Elsewhere, Maarten baas’ self-portrait real time (2019) shows the artist in his atelier indicating the time. created specifically for this exhibition in Leonardo da Vinci’s homeland, exactly 500 years after he passed away, this work references the Vitruvian man, while addressing the different aspects of passing time: getting older, moving forward and looking back. recalling Venice as the epicenter of looking-glass manufacture once upon a time, RANDOM INTERNATIONAL presents the largest-ever iteration of the audience (2008-2019), consisting of 128 interactive mirrors. their playful work explores the scrutiny of the mechanical gaze and the reciprocity of the viewer and machine.

Among others listed below, the exhibition will also bring together works from studio job, the Campana brothers, Australian designer Charles Trevelyan’s, French artist Morgane Tschiember and, modern maestro of collectible design, Wendell castle.

During the vernissage week, carpenters workshop gallery is hosting the design edit talks, inviting exhibiting artists to discuss design in its various guises (more details below). the talks mark the launch of the online magazine of the gallery, which bears the same name: the design edit, where the gallery will provide more information about its designers and upcoming exhibitions.

Wednesday, 8 may, 9.30am: ‘the art of authenticity’

Discussion on the evolving marriage between contemporary artists and luxury brands.
with the Verhoeven twins and Chabi Nouri (ceo of piaget), moderated by Rebecca Anne Proctor (editor in chief of harper’s bazaar art and harper’s bazaar interiors).

Wednesday, 8 may, 11 am: ‘form or function?’

When does collectable design become sculpture?
with Joep van Lieshout, Frederik Molenschot, Nacho Carbonell, Maarten Baas, and studio job. moderated by the journalist’s Caroline Roux and Emma Crichton-Miller.
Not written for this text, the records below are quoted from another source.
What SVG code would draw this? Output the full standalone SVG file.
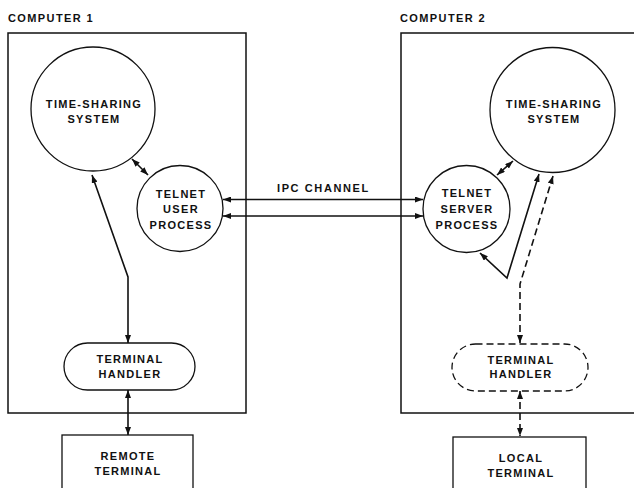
<svg xmlns="http://www.w3.org/2000/svg" width="634" height="488" viewBox="0 0 634 488">
<defs>
<style>
.box{fill:none;stroke:#111;stroke-width:1.5}
.node{fill:#fff;stroke:#111;stroke-width:1.3}
.dash{stroke-dasharray:7 4}
.t{font-family:"Liberation Sans",Arial,sans-serif;font-size:11px;font-weight:bold;fill:#111;letter-spacing:1.3px;text-anchor:middle}
.lbl{font-family:"Liberation Sans",Arial,sans-serif;font-size:11px;font-weight:bold;fill:#111;letter-spacing:1.4px}
.c{fill:none;stroke:#111;stroke-width:1.6;marker-start:url(#ah);marker-end:url(#ah)}
</style>
<marker id="ah" viewBox="0 0 8 6" refX="8" refY="3" markerWidth="8" markerHeight="6" markerUnits="userSpaceOnUse" orient="auto-start-reverse">
<path d="M0,0 L8,3 L0,6 z" fill="#111"/>
</marker>
</defs>
<rect width="634" height="488" fill="#fff"/>

<g id="computer1">
<text class="lbl" x="8" y="22">COMPUTER 1</text>
<rect class="box" x="8" y="33" width="238" height="380"/>
</g>
<g id="computer2">
<text class="lbl" x="400" y="22">COMPUTER 2</text>
<rect class="box" x="401" y="33" width="260" height="380"/>
</g>

<g id="connectors">
<line class="c" x1="132" y1="159" x2="148" y2="175"/>
<line class="c" x1="223" y1="199.5" x2="423" y2="199.5"/>
<line class="c" x1="223" y1="216" x2="423" y2="216"/>
<polyline class="c" points="92,175 128,277 128,343"/>
<line class="c" x1="128" y1="390" x2="128" y2="435"/>
<line class="c" x1="497" y1="175" x2="513" y2="161"/>
<polyline class="c" points="480,253 507,278 539,174"/>
<polyline class="c dash" points="553,176 520,284 520,343"/>
<line class="c dash" x1="520" y1="391" x2="520" y2="436"/>
<text class="lbl" x="277" y="192" style="letter-spacing:1.6px">IPC  CHANNEL</text>
</g>

<g id="tss1">
<circle class="node" cx="93" cy="109" r="62"/>
<text class="t" x="94" y="108">TIME-SHARING</text>
<text class="t" x="94" y="123">SYSTEM</text>
</g>
<g id="telnet-user">
<circle class="node" cx="180" cy="208.5" r="43"/>
<text class="t" x="181" y="198">TELNET</text>
<text class="t" x="181" y="213">USER</text>
<text class="t" x="181" y="229">PROCESS</text>
</g>
<g id="term-handler1">
<rect class="node" x="64" y="343" width="131" height="47" rx="23.5"/>
<text class="t" x="130" y="363">TERMINAL</text>
<text class="t" x="130" y="378">HANDLER</text>
</g>
<g id="remote-terminal">
<rect class="node" x="62" y="435" width="131" height="70"/>
<text class="t" x="128" y="460">REMOTE</text>
<text class="t" x="128" y="475">TERMINAL</text>
</g>

<g id="tss2">
<circle class="node" cx="552.5" cy="110" r="62.5"/>
<text class="t" x="554" y="108">TIME-SHARING</text>
<text class="t" x="554" y="123">SYSTEM</text>
</g>
<g id="telnet-server">
<circle class="node" cx="466.5" cy="209" r="43.5"/>
<text class="t" x="467" y="197">TELNET</text>
<text class="t" x="467" y="213">SERVER</text>
<text class="t" x="467" y="229">PROCESS</text>
</g>
<g id="term-handler2">
<rect class="node dash" x="452" y="344" width="136" height="47" rx="23.5"/>
<text class="t" x="521" y="364">TERMINAL</text>
<text class="t" x="521" y="378">HANDLER</text>
</g>
<g id="local-terminal">
<rect class="node" x="453" y="437" width="133" height="70"/>
<text class="t" x="521" y="462">LOCAL</text>
<text class="t" x="521" y="477">TERMINAL</text>
</g>
</svg>
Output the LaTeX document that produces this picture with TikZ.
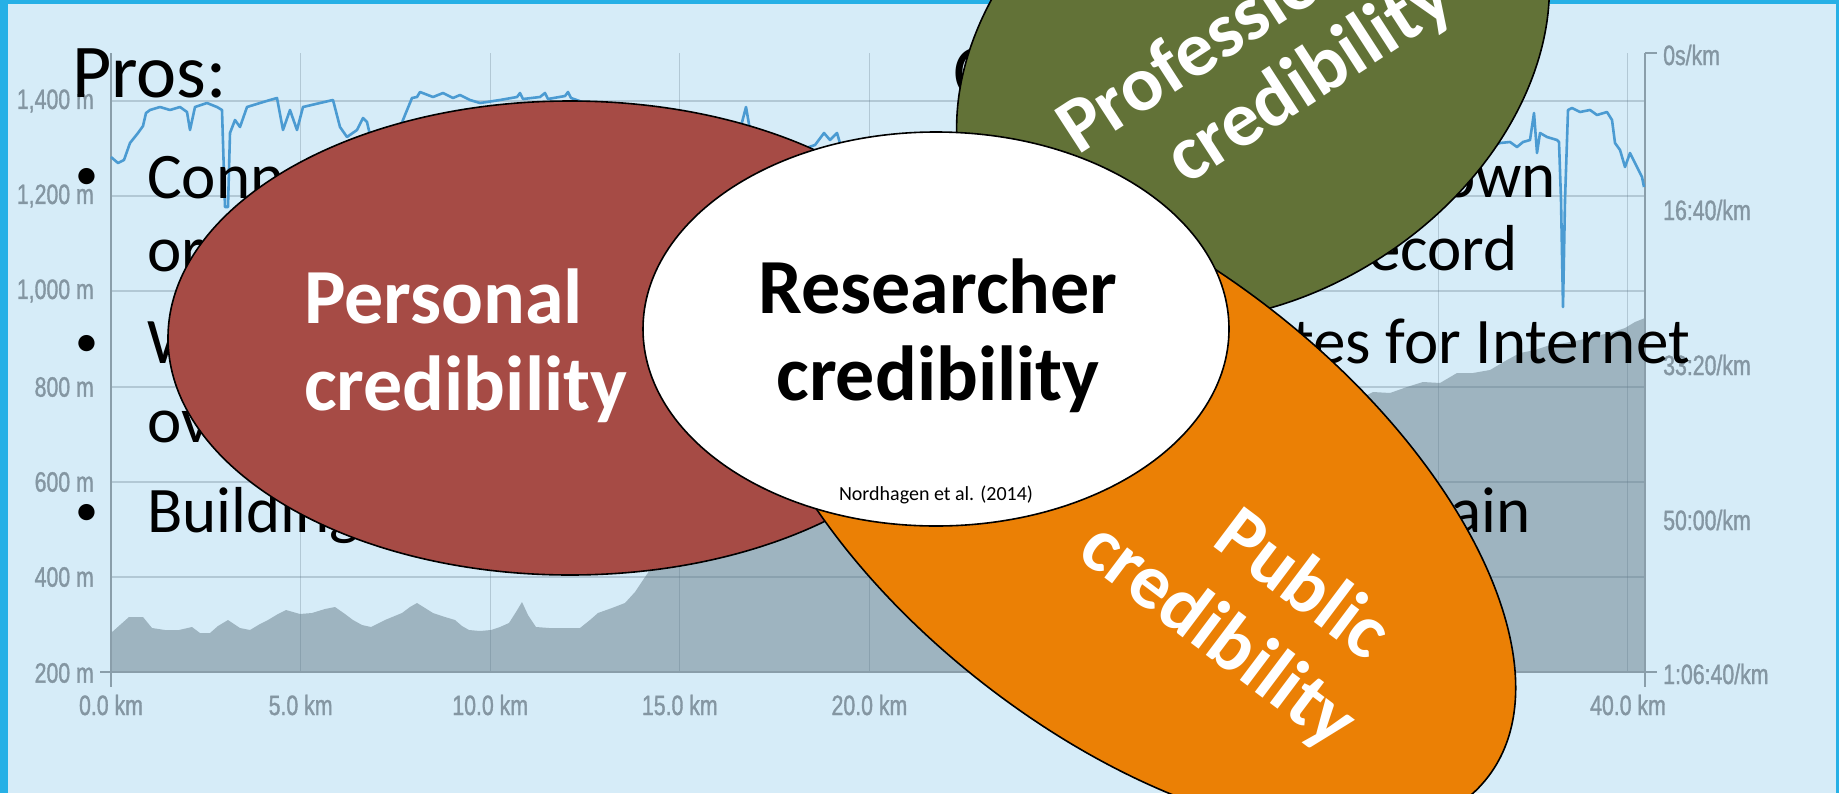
\documentclass[tikz,border=0pt]{standalone}
\usepackage{fontspec}
\setmainfont{Carlito}
\newfontfamily\axisfont[FakeStretch=0.76,FakeBold=1.2]{Liberation Sans}
\definecolor{frameblue}{RGB}{38,176,230}
\definecolor{slidebg}{RGB}{214,236,248}
\definecolor{areafill}{RGB}{158,180,192}
\definecolor{gridc}{RGB}{95,120,135}
\definecolor{axisc}{RGB}{138,158,170}
\definecolor{axistext}{RGB}{132,150,162}
\definecolor{pacec}{RGB}{75,155,210}
\definecolor{redfill}{RGB}{166,75,69}
\definecolor{greenfill}{RGB}{98,114,55}
\definecolor{orangefill}{RGB}{235,128,5}
\begin{document}
\begin{tikzpicture}[x=1pt,y=-1pt,
  gridline/.style={draw=gridc, draw opacity=0.3, line width=1.3pt},
  axisline/.style={draw=axisc, line width=1.6pt},
  axlabel/.style={font=\axisfont\fontsize{28}{28}\selectfont, text=axistext, inner sep=0pt},
  bodytext/.style={font=\fontsize{65}{65}\selectfont, text=black, inner sep=0pt},
  bullettext/.style={font=\fontsize{46}{46}\selectfont, text=black, inner sep=0pt},
  titletext/.style={font=\fontsize{76}{76}\selectfont, text=black, inner sep=0pt},
  blobtext/.style={font=\bfseries\fontsize{78}{78}\selectfont, inner sep=0pt},
  blob/.style={draw=black, line width=1.6pt},
  pace/.style={draw=pacec, line width=2.6pt, line join=round}
]
\useasboundingbox (0,0) rectangle (1839,793);
\clip (0,0) rectangle (1839,793);
% slide frame
\fill[frameblue] (0,0) rectangle (1839,793);
\fill[slidebg] (8,4) rectangle (1836,793);

% elevation area
\fill[areafill] (111,672) -- (111,633) -- (120,625) -- (129,617) -- (143,617) -- (152,628) -- (165,630) -- (179,630) -- (192,627) -- (200,633) -- (210,633) -- (218,626) -- (228,620) -- (240,628) -- (250,630) -- (260,624) -- (268,620) -- (278,614) -- (286,610) -- (300,614) -- (312,613) -- (325,609) -- (335,607) -- (345,614) -- (353,620) -- (362,625) -- (371,627) -- (385,620) -- (402,613) -- (410,607) -- (417,603) -- (425,608) -- (433,613) -- (445,617) -- (455,620) -- (462,626) -- (469,630) -- (480,631) -- (491,630) -- (500,627) -- (509,623) -- (516,612) -- (522,602) -- (528,615) -- (536,627) -- (549,628) -- (565,628) -- (580,628) -- (590,620) -- (598,613) -- (612,608) -- (625,603) -- (635,592) -- (643,580) -- (652,567) -- (665,555) -- (680,545) -- (704,538) -- (750,520) -- (800,505) -- (850,490) -- (900,480) -- (1000,460) -- (1100,440) -- (1200,420) -- (1300,405) -- (1357,400) -- (1373,392) -- (1390,393) -- (1407,387) -- (1423,382) -- (1440,383) -- (1457,373) -- (1473,373) -- (1490,370) -- (1507,360) -- (1520,353) -- (1535,350) -- (1550,345) -- (1565,343) -- (1580,340) -- (1595,336) -- (1610,333) -- (1625,328) -- (1635,322) -- (1645,318) -- (1645,672) -- cycle;

% grid
\foreach \yy in {101,196,291,387,482,577}
  \draw[gridline] (111,\yy) -- (1645,\yy);
\foreach \xx in {300.6,490.2,679.8,869.4,1059,1248.6,1438.2,1627.8}
  \draw[gridline] (\xx,53) -- (\xx,672);
% axes
\draw[axisline] (111,53) -- (111,687);
\draw[axisline] (100,672) -- (1645,672);
\draw[axisline] (1645,53) -- (1645,687);
\draw[axisline] (1645,53) -- (1657,53);
\draw[axisline] (1645,672) -- (1657,672);

% axis labels
\foreach \yy/\lab [count=\i] in {101/{1,400 m},196/{1,200 m},291/{1,000 m},387/{800 m},482/{600 m},577/{400 m},673/{200 m}}
  \node[axlabel, anchor=east] (ylab\i) at (94,\yy) {\lab};
\foreach \xx/\lab [count=\i] in {111/{0.0 km},300.6/{5.0 km},490.2/{10.0 km},679.8/{15.0 km},869.4/{20.0 km},1628/{40.0 km}}
  \node[axlabel] (xlab\i) at (\xx,705) {\lab};
\foreach \yy/\lab [count=\i] in {55/{0s/km},210/{16:40/km},365/{33:20/km},520/{50:00/km},674/{1:06:40/km}}
  \node[axlabel, anchor=west] (plab\i) at (1663,\yy) {\lab};

% pace line
\draw[pace] plot coordinates {(111,157) (118,163) (124,160) (130,143) (138,133) (143,126) (146,113) (150,110) (160,107) (170,110) (180,107) (187,112) (190,130) (195,107) (207,103) (217,107) (222,110) (225,207) (228,207) (230,133) (235,120) (240,127) (247,107) (260,103) (270,100) (277,98) (283,130) (290,110) (297,130) (303,107) (320,103) (333,100) (340,127) (347,137) (357,130) (363,118) (367,122) (370,135) (380,145) (395,140) (405,115) (412,98) (417,97) (420,92) (433,97) (443,93) (453,98) (460,95) (470,100) (480,103) (487,102) (500,100) (517,97) (520,93) (523,99) (540,97) (545,93) (548,99) (565,96) (568,92) (571,98) (585,103) (600,120) (620,135) (640,140) (660,130) (680,140) (700,145) (720,140) (740,130) (746,107) (750,130) (770,145) (800,150) (815,145) (824,133) (830,140) (837,133) (842,150) (870,160) (900,165) (940,160) (980,150) (1020,145) (1100,145) (1200,140) (1300,142) (1400,145) (1450,146) (1490,147) (1500,143) (1510,142) (1517,147) (1523,142) (1530,140) (1534,113) (1537,153) (1540,133) (1547,137) (1557,140) (1559,142) (1561,200) (1563,307) (1565,200) (1568,110) (1572,108) (1580,112) (1590,110) (1597,115) (1607,112) (1612,120) (1615,143) (1620,150) (1625,167) (1630,153) (1637,167) (1642,177) (1644,187)};

% slide text
\node[titletext, anchor=base west] (pros) at (72,97) {Pros:};
\node[titletext, anchor=base west] (cons) at (953,97) {C};
\node[bullettext, anchor=base] (bul1) at (87,189) {•};
\node[bodytext, anchor=base west] (p1a) at (147,198) {Conn};
\node[bodytext, anchor=base west] (p1b) at (147,271) {or};
\node[bullettext, anchor=base] (bul2) at (87,356) {•};
\node[bodytext, anchor=base west] (p2a) at (147,363) {W};
\node[bodytext, anchor=base west] (p2b) at (147,442) {ov};
\node[bullettext, anchor=base] (bul3) at (87,525) {•};
\node[bodytext, anchor=base west] (p3a) at (147,532) {Building};
\node[bodytext, anchor=base east] (c1a) at (1556,197) {own};
\node[bodytext, anchor=base east] (c1b) at (1518,270) {ecord};
\node[bodytext, anchor=base east] (c2a) at (1690,363) {tes for Internet};
\node[bodytext, anchor=base east] (c3a) at (1531,532) {ain};

% professional credibility
\filldraw[blob, fill=greenfill, rotate around={33:(1253,58)}] (1253,58) ellipse [x radius=318, y radius=237];
\node[blobtext, text=white, rotate=33, anchor=base west] (prof1) at (1078,156) {Professional};
\node[blobtext, text=white, rotate=33, anchor=base west] (prof2) at (1186,186) {credibility};

% personal credibility
\filldraw[blob, fill=redfill] (570,338) ellipse [x radius=402, y radius=237];
\node[blobtext, text=white, anchor=base west] (pers1) at (304,323) {Personal};
\node[blobtext, text=white, anchor=base west] (pers2) at (304,410) {credibility};

% public credibility
\filldraw[blob, fill=orangefill, rotate around={-38:(1128,497)}] (1128,497) ellipse [x radius=456, y radius=236];
\node[blobtext, text=white, rotate=-37, anchor=base west] (pub1) at (1210,544) {Public};
\node[blobtext, text=white, rotate=-37, anchor=base west] (pub2) at (1075,556) {credibility};

% researcher credibility
\filldraw[blob, fill=white] (936,329) ellipse [x radius=293, y radius=197];
\node[blobtext, text=black, anchor=base] (res1) at (938,313) {Researcher};
\node[blobtext, text=black, anchor=base] (res2) at (938,400) {credibility};
\node[font=\fontsize{20}{20}\selectfont, inner sep=0pt, anchor=base] (cite) at (936,500) {Nordhagen et al. (2014)};
\end{tikzpicture}
\end{document}
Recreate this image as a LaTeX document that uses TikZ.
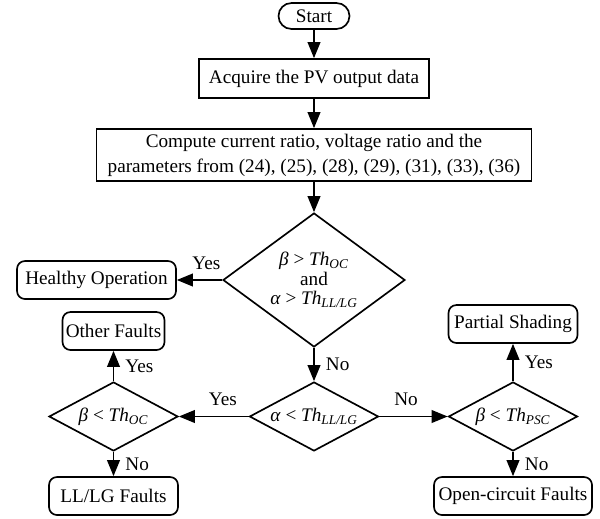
\documentclass[tikz,border=0pt]{standalone}
\usepackage{fontspec}
\setmainfont{Liberation Serif}
\usetikzlibrary{shapes.geometric,arrows.meta}
\newcommand{\thr}[1]{\textit{Th}\textsubscript{\textit{#1}}}

\begin{document}
\begin{tikzpicture}[x=0.75pt, y=-0.75pt,
	font=\fontsize{14.4}{18.75}\selectfont,
	line width=1.25pt,
	>={Triangle[length=12pt, width=9.5pt]},
	proc/.style={rectangle, draw, minimum height=29.25pt, inner sep=1pt},
	term/.style={rectangle, rounded corners=9.75pt, draw, minimum width=53.25pt, minimum height=19.5pt, inner sep=1pt},
	result/.style={rectangle, rounded corners=6pt, draw, minimum height=28.5pt, inner sep=1pt},
	test/.style={diamond, draw, inner sep=0pt, aspect=1.87, minimum width=96.75pt, minimum height=51.75pt},
	lblr/.style={right, xshift=5pt},
	lbla/.style={above, yshift=4pt}]
	\useasboundingbox (0, 0) rectangle (600, 518);
	\node[term] (start) at (314, 16) {Start};
	\node[proc, minimum width=172.5pt] (acquire) at (314, 78.5) {Acquire the PV output data};
	\node[proc, minimum width=326.25pt, minimum height=39pt, align=center] (compute) at (314, 155)
	    {Compute current ratio, voltage ratio and the\\parameters from (24), (25), (28), (29), (31), (33), (36)};
	\node[test, aspect=1.36, minimum width=136.5pt, minimum height=100.5pt, align=center,
	    font=\fontsize{14.4}{14.5}\selectfont] (chk1) at (314, 280)
	    {\textit{β} > \thr{OC}\\and\\\textit{α} > \thr{LL/LG}};
	\node[result, minimum width=119.25pt] (healthy) at (96.5, 280) {Healthy Operation};
	\node[test] (chk2) at (314, 416.5) {\textit{α} < \thr{LL/LG}};
	\node[test] (chk3) at (113.5, 416.5) {\textit{β} < \thr{OC}};
	\node[test] (chk4) at (513, 416.5) {\textit{β} < \thr{PSC}};
	\node[result, minimum width=76.5pt] (other) at (113.5, 331) {Other Faults};
	\node[result, minimum width=96.75pt] (llg) at (113.5, 496) {LL/LG Faults};
	\node[result, minimum width=96.75pt] (shading) at (513, 324) {Partial Shading};
	\node[result, minimum width=118.5pt] (opencirc) at (513, 496) {Open-circuit Faults};
	\draw[->] (start) -- (acquire);
	\draw[->] (acquire) -- (compute);
	\draw[->] (compute) -- (chk1);
	\draw[->] (chk1) -- node[lbla, pos=0.35]{Yes} (healthy);
	\draw[->] (chk1) -- node[lblr]{No} (chk2);
	\draw[->] (chk2) -- node[lbla, pos=0.37]{Yes} (chk3);
	\draw[->] (chk2) -- node[lbla, pos=0.39]{No} (chk4);
	\draw[->] (chk3) -- node[lblr]{Yes} (other);
	\draw[->] (chk3) -- node[lblr]{No} (llg);
	\draw[->] (chk4) -- node[lblr]{Yes} (shading);
	\draw[->] (chk4) -- node[lblr]{No} (opencirc);
\end{tikzpicture}
\end{document}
Wednesday, 8 may, 12pm: ‘cutting-edge design and the new technologies’

how have new technologies transformed the practices and stimulated the imaginations of contemporary designers?
with studio drift, random international, Mathieu Lehanneur, Verhoeven twins, and Jakob Kristoffersen (senior manager, Bang & Olufsen). moderated by the journalist Caroline Roux and Emma Crichton-miller.

Wednesday, 8 may, 1:15pm: ‘classicism and innovation: the dialogue between the past and the present

How do these artists balance regard for tradition with a desire to speak to the present?
with Ingrid Donat, Vincent Dubourg, Vincenzo de Cotiis, Charles Trevelyan and Stuart Haygarth. moderated by the journalist Caroline Roux and Emma Crichton-miller.